I’ll be honest, though; when I was still rushing off every morning to my classroom, I found it incredibly difficult to achieve that level of mindful acceptance of each moment that I craved.  I found myself reaching for artificial and forced moments, just so that I could cross the words “be mindful of beauty” off of my to-do list.

Do you know what I mean?  There were days when I would be stuck in a snarl of winter morning traffic, worried about my literacy lesson for the day, anxious about every lost minute that meant I’d be behind in my copying and filing.  I would think the words, “Be mindful!” and force myself to look out the window at the slush covered roadside. “OK! A blue jay sitting on a pine branch!  How lovely!” and I would put a tiny check mark on my internal list.

Its just that I didn’t really live that moment of grace; I simply observed it and noted it, then moved on.

I never did truly achieve that goal of gentle mindfulness.  I never really managed to be fully present in every moment.

Until now.


Now I spend my days looking into this face, into these beautiful eyes. Now I have someone to teach me how to be truly mindful.

Ellie soaks in every part of every minute while she is awake. She gazes in awe at the colorful glass chimes that hang in my window.  She listens to the dog’s bark as if it is the most fantastic sound in the universe. She is riveted on my face when I talk to her in words that are pure nonsense. Every second is a new adventure for Ellie. She is totally attuned to every puff of air, every change in texture, every new color.  A bird flying off the feeder makes her open her mouth in awe.  The feel of cool air on her bare skin makes her crow and coo and wiggle in pure delight.

And when she sleeps, she goes so deeply into that secret place inside of her that her whole being is engaged in the miraculous act of resting and renewing.  I can almost hear her body growing as I hold her close.

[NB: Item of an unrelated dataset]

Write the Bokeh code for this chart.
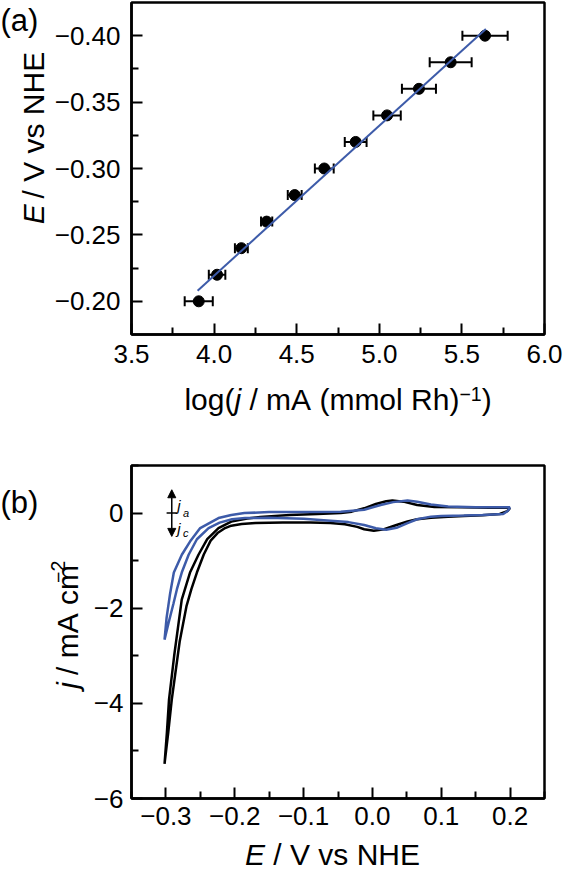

To hold a baby, I have learned, is to be finally free of every other thought or worry or idea.  No words pass through my brain when I am breathing in her breath.  No fear or anxiety touches my heart when I feel hers beating against me.  I hold her close.  I feel her fingers touching my neck. I look at the perfect tiny crescents of her lashes, at her rosy lips, her tiny nose. I can think of nothing in those moments except for her: Ellie.  Our Ellie.  All I can do is sit and rock and feel the love that shakes every cell of my body.

This is true mindfulness, I am sure.  Nothing in the universe matters to me at moments like this. I am wholly open and receptive and so incredibly grateful for the beautiful gift that is this little girl in my arms and in my life.

Ellie is teaching me to live in the moment, and I am so grateful to have her as my teacher!